Author: Leon Blair
Remember a couple weeks ago when I said that Bluegrass felt like one of the last pure genres out there in the music world? Well there's a reason I said “one of”. Much like Bluegrass, the genre of Southern-Rock has not only always been somewhat of a cousin genre to Country music, but also one that didn't really see the light of day that it so rightfully deserved. Oh, don't get me wrong. We certainly had big names like Lynyrd Skynyrd, The Allman Brothers, Marhshall Tucker Band and many more achieve wide levels of prominence. But as a whole, southern-rock is just one of those genres that has seemingly decreased in popularity since its hayday in the 70's. Hell, it's even getting harder to find acts who even want to be considered southern-rock.
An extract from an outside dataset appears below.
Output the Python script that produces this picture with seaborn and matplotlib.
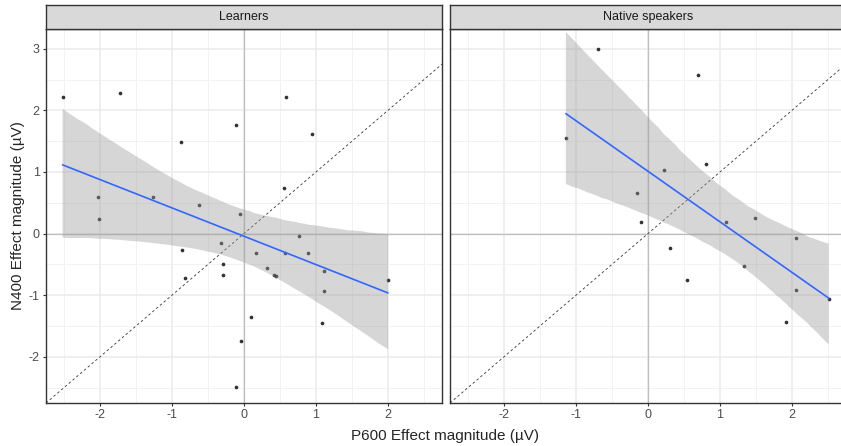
import numpy as np
import pandas as pd
import matplotlib
matplotlib.use("Agg")
import matplotlib.pyplot as plt
import seaborn as sns
from matplotlib.ticker import MultipleLocator

# values
learners_p600 = [-2.52, -1.72, 0.59, -0.11, -0.88, 0.95, 0.56, -2.03, -1.26, -2.01,
                 -0.63, -0.06, 0.77, -0.32, -0.86, 0.16, 0.57, 0.89, -0.29, 0.32,
                 -0.82, -0.29, 0.41, 0.44, 1.11, 2.00, 1.11, 0.10, 1.09, -0.04, -0.11]
learners_n400 = [2.22, 2.28, 2.22, 1.77, 1.48, 1.61, 0.74, 0.60, 0.60, 0.24,
                 0.47, 0.32, -0.04, -0.16, -0.27, -0.32, -0.31, -0.32, -0.50, -0.56,
                 -0.72, -0.68, -0.68, -0.69, -0.61, -0.76, -0.93, -1.35, -1.45, -1.74, -2.49]
native_p600 = [-0.70, 0.70, -1.14, 0.80, 0.22, -0.15, -0.10, 1.09,
               1.49, 2.05, 0.30, 1.34, 0.54, 2.05, 2.51, 1.92]
native_n400 = [2.99, 2.58, 1.55, 1.13, 1.03, 0.66, 0.18, 0.18,
               0.26, -0.08, -0.23, -0.53, -0.75, -0.91, -1.06, -1.43]

panel_titles = ["Learners", "Native speakers"]
x_ticks = [-2, -1, 0, 1, 2]
y_ticks = [-2, -1, 0, 1, 2, 3]
x_label = "P600 Effect magnitude (µV)"
y_label = "N400 Effect magnitude (µV)"
# bootstrap level per panel, widened a bit for the small samples
ci_levels = [97, 98]

sns.set_style("white")
plt.rcParams["font.family"] = ["Liberation Sans", "DejaVu Sans"]
plt.rcParams["axes.unicode_minus"] = False

df = pd.concat([
    pd.DataFrame({"p600": learners_p600, "n400": learners_n400, "group": panel_titles[0]}),
    pd.DataFrame({"p600": native_p600, "n400": native_n400, "group": panel_titles[1]}),
])

W, H = 841, 446
fig = plt.figure(figsize=(W / 100, H / 100), dpi=100)


def box(x0, y0, x1, y1):
    return [x0 / W, 1 - y1 / H, (x1 - x0) / W, (y1 - y0) / H]


for i, name in enumerate(panel_titles):
    left = 46 + 404 * i
    ax = fig.add_axes(box(left, 29, left + 396, 403))
    sub = df[df["group"] == name]

    ax.axhline(0, color="#BEBEBE", lw=0.9, zorder=1)
    ax.axvline(0, color="#BEBEBE", lw=0.9, zorder=1)
    ax.axline((0, 0), slope=1, ls=(0, (3, 3)), color="#333333", lw=0.6, zorder=2)

    sns.regplot(data=sub, x="p600", y="n400", ax=ax, ci=ci_levels[i], n_boot=4000, seed=3,
                scatter_kws=dict(s=7, color="black", linewidths=0, zorder=3),
                line_kws=dict(color="#3366FF", lw=1.2, zorder=5))
    band = ax.collections[-1]
    band.set_facecolor("#999999")
    band.set_alpha(0.4)
    band.set_edgecolor("none")
    band.set_zorder(4)

    ax.set_xlim(-2.75, 2.75)
    ax.set_ylim(-2.75, 3.32)
    ax.set_xticks(x_ticks)
    ax.set_yticks(y_ticks)
    ax.xaxis.set_minor_locator(MultipleLocator(0.5))
    ax.yaxis.set_minor_locator(MultipleLocator(0.5))
    ax.grid(which="major", color="#EBEBEB", lw=1.1)
    ax.grid(which="minor", color="#F2F2F2", lw=0.7)
    ax.set_axisbelow(True)
    ax.set_xlabel("")
    ax.set_ylabel("")
    ax.tick_params(which="major", length=2.5, width=0.8, color="#333333",
                   labelcolor="#4D4D4D", labelsize=9, pad=2,
                   bottom=True, left=(i == 0), labelleft=(i == 0))
    ax.tick_params(which="minor", length=0)
    for sp in ax.spines.values():
        sp.set_color("#333333")
        sp.set_linewidth(1.0)

    strip = fig.add_axes(box(left, 5, left + 396, 29))
    strip.set_facecolor("#D9D9D9")
    strip.set_xticks([])
    strip.set_yticks([])
    for sp in strip.spines.values():
        sp.set_color("#333333")
        sp.set_linewidth(1.0)
    strip.text(0.5, 0.5, name, ha="center", va="center", fontsize=9,
               color="#1A1A1A", transform=strip.transAxes)

fig.text(445 / W, 1 - 436 / H, x_label, ha="center", va="center", fontsize=11)
fig.text(18 / W, 1 - 216 / H, y_label, ha="center", va="center", rotation=90, fontsize=11)

fig.savefig("out.png", dpi=100)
In 2016, you have to do a little bit of digging to find all of the buried treasures in music. Oh who am I kidding, you have to really get your hands dirty to find some of the best kept secrets in music. Southern-Rock may not be as popular as it once was in the 70's, but that doesn't mean there aren't bands out there carrying on the torch. Anyone who reads this blog most likely has at least heard of Blackberry Smoke, and they're not alone in their torch bearing. Mud is Whiskey Myers' fourth studio album, and with Dave Cobb at the wheel as producer, it seemed like there was no way this couldn't be a great album. Does Mud continue on the tradition of making Whiskey Myers one of the best Southern-Rock bands out there in the modern world?